5 Things to Avoid When Raising Startup Funding
Use this guide to ensure you don’t make the most common mistakes.
PHOTO CREDIT: Getty Images
Raising money for your startup isn't easy for everyone. In fact, early-stage funding is harder to do now than it ever has been, with seed deals dropping by nearly 50 percent, by some estimates, since 2014, with VCs focusing more on pushing capital to later-stage deals.
This change in tides makes it even more important that founders avoid the most common pitfalls when raising funding -- even the smallest mistake can send investors out the door -- but if founders can carefully manage to avoid making these mistakes, they will increase their chances of securing that early round.
1. Underestimating the time commitment.
Starting a business is incredibly stressful and challenging, and often sucks every minute of a founder's time on a daily basis. Keeping the lights on is a challenge in and of itself, so founders often fail to prioritize the appropriate time to prepare for fundraising. Entrepreneurs who raise capital successfully, do so meticulously. A startup seeking financing should budget between 500 to 1000 work-hours to the process, which typically takes six to nine months.

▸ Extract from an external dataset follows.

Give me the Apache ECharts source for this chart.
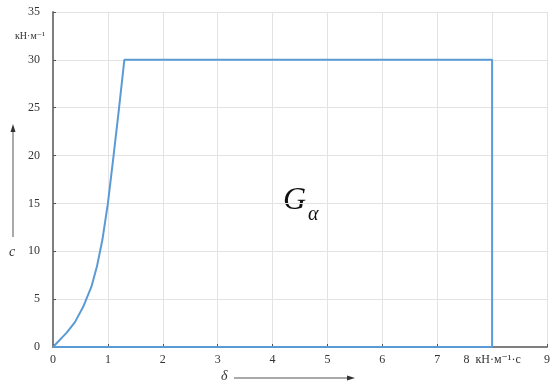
<!DOCTYPE html>
<html><head><meta charset="utf-8">
<script src="https://cdn.jsdelivr.net/npm/echarts@6/dist/echarts.min.js"></script>
<style>html,body{margin:0;padding:0;background:#fff}#c{width:553px;height:388px}</style>
</head><body><div id="c"></div>
<script>
const deltaValues = [0, 0.25, 0.4, 0.55, 0.7, 0.8, 0.9, 1.0, 1.1, 1.2, 1.3, 8, 8, 0];
const cValues     = [0, 1.5, 2.6, 4.2, 6.3, 8.4, 11.2, 15, 19.8, 24.8, 30, 30, 0, 0];
const xTicks = [0,1,2,3,4,5,6,7,8,9];
const yTicks = [0,5,10,15,20,25,30,35];

const chart = echarts.init(document.getElementById('c'));
const serif = '"Liberation Serif", "DejaVu Serif", serif';
const data = deltaValues.map((x,i)=>[x,cValues[i]]);
chart.setOption({
  animation:false,
  grid:{left:53,right:1,top:12,bottom:41,containLabel:false},
  xAxis:{type:'value',min:xTicks[0],max:xTicks[xTicks.length-1],interval:1,
    axisLine:{show:true,onZero:false,lineStyle:{color:'#7f7f7f',width:2}},
    axisTick:{show:true,inside:true,length:3,lineStyle:{color:'#555'}},
    splitLine:{show:true,lineStyle:{color:'#e3e3e3',width:1}},
    axisLabel:{fontFamily:serif,fontSize:12,color:'#333',margin:7,
      formatter:v=>v===8?'8  кН·м⁻¹·с':String(v)}},
  yAxis:{type:'value',min:yTicks[0],max:yTicks[yTicks.length-1],interval:5,
    axisLine:{show:true,onZero:false,lineStyle:{color:'#7f7f7f',width:2}},
    axisTick:{show:true,inside:true,length:3,lineStyle:{color:'#555'}},
    splitLine:{show:true,lineStyle:{color:'#e3e3e3',width:1}},
    axisLabel:{fontFamily:serif,fontSize:12,color:'#333',margin:13}},
  series:[{type:'line',data:data,symbol:'none',lineStyle:{color:'#5b9bd5',width:2},z:3}],
  graphic:[
    {type:'text',left:15,top:31,style:{text:'кН·м⁻¹',font:'10px '+serif,fill:'#333'}},
    {type:'line',shape:{x1:13,y1:237,x2:13,y2:130},style:{stroke:'#555',lineWidth:1}},
    {type:'polygon',shape:{points:[[13,124],[10.5,132],[15.5,132]]},style:{fill:'#333'}},
    {type:'text',x:9,y:245,style:{text:'c',font:'italic 14px '+serif,fill:'#333'}},
    {type:'text',x:221,y:369,style:{text:'δ',font:'italic 14px '+serif,fill:'#333'}},
    {type:'line',shape:{x1:234,y1:378,x2:348,y2:378},style:{stroke:'#555',lineWidth:1}},
    {type:'polygon',shape:{points:[[355,378],[347,375.5],[347,380.5]]},style:{fill:'#333'}},
    {type:'text',x:283,y:185,style:{text:'G',font:'italic 32px '+serif,fill:'#111'}},
    {type:'text',x:308,y:205,style:{text:'α',font:'italic 20px '+serif,fill:'#111'}}
  ]
});
</script></body></html>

Founders should look at the fundraising process in four distinct stages: perfecting the pitch deck, identifying a targeted list of prospective investors, outreach to those investors, and then negotiation.
2. Failing to research investors.
When it comes to investors, research is the name of the game. Identifying the correct investors is the first step. Make sure you are targeting investors that fund other businesses of your size, stage and business model. Once you've narrowed your search and you begin conversations, leave no stone unturned. Founders who understand how their companies fit into an investors larger portfolio, and use that information to bolster their case, will ultimately be more successful than those who focus only on their own company's potential returns.
Founders should also think through all possible questions and requests from investors before they meet. If you aren't familiar with what kinds of questions, documents or data investors typically request, find a mentor that can share that knowledge. If founders are overly prepared with this kind of information, requests from investors will be answered quickly and demonstrate that your company is ready to take the next step.
At Techstars, we look for the following when we are making investment decisions: team, team and team, followed by market, progress and idea. Make sure you can explain why your team is solid, why you're experts in the space, and why investors should put their trust and checkbook behind you.
3. Turning down professional help.
Fundraising can be all consuming, especially if you're a first-timer. Seeking out professional help from a mentor, your attorney or from an organization like Techstars can provide tremendous support and help save founders from fundraising failures. With each fundraising effort, founders build more knowledge and experience; however, these professionals deal with raising capital for a living - take advantage of their relationships and their background. At Techstars, we spend several weeks coaching founders in our accelerator programs on how to pitch, we role play with them investors and help founders find the best investors to talk to.
Some of these professionals (like attorneys) come with an associated price, but if their advice helps to ensure your fundraising round is successful, it will pay for itself and more.
4. Making the pitch overly complicated.
As a founder, you are the penultimate expert on your business, but too many founders forget that most investors are not as educated or familiar. When you develop your pitch deck focus on the problem you are solving and how you solve it (with a little bit on traction or credibility thrown in). Presentations that focus too much on the technical components of a solution often leave audiences asking, "So what?"
On average, pitch decks should have less than 20 slides and should include the problem, solution, market, product, traction, team, financials and amount being raised. Founders should consider developing two versions of the pitch deck, one that will be used for real-time presentation that features less text and allows presenters to elaborate in-person, then a secondary version with additional text that can be used in follow up or for others that may not have been in the presentation.
5. Ignoring the need for a contingency plan.
When investors review funding pitches, they tend to review everything through the lens of how they can maximize their returns most efficiently. While you may think you're in prime position to raise capital, investors may not agree right away. Having a Plan B or C, or even D will help establish leverage when negotiating. Examples of options you may want to pursue include: alternative funding options, a no-funding operating plan, or even an M&A option. Having these other pathways in your back pocket will help you to negotiate terms and better dictate timing.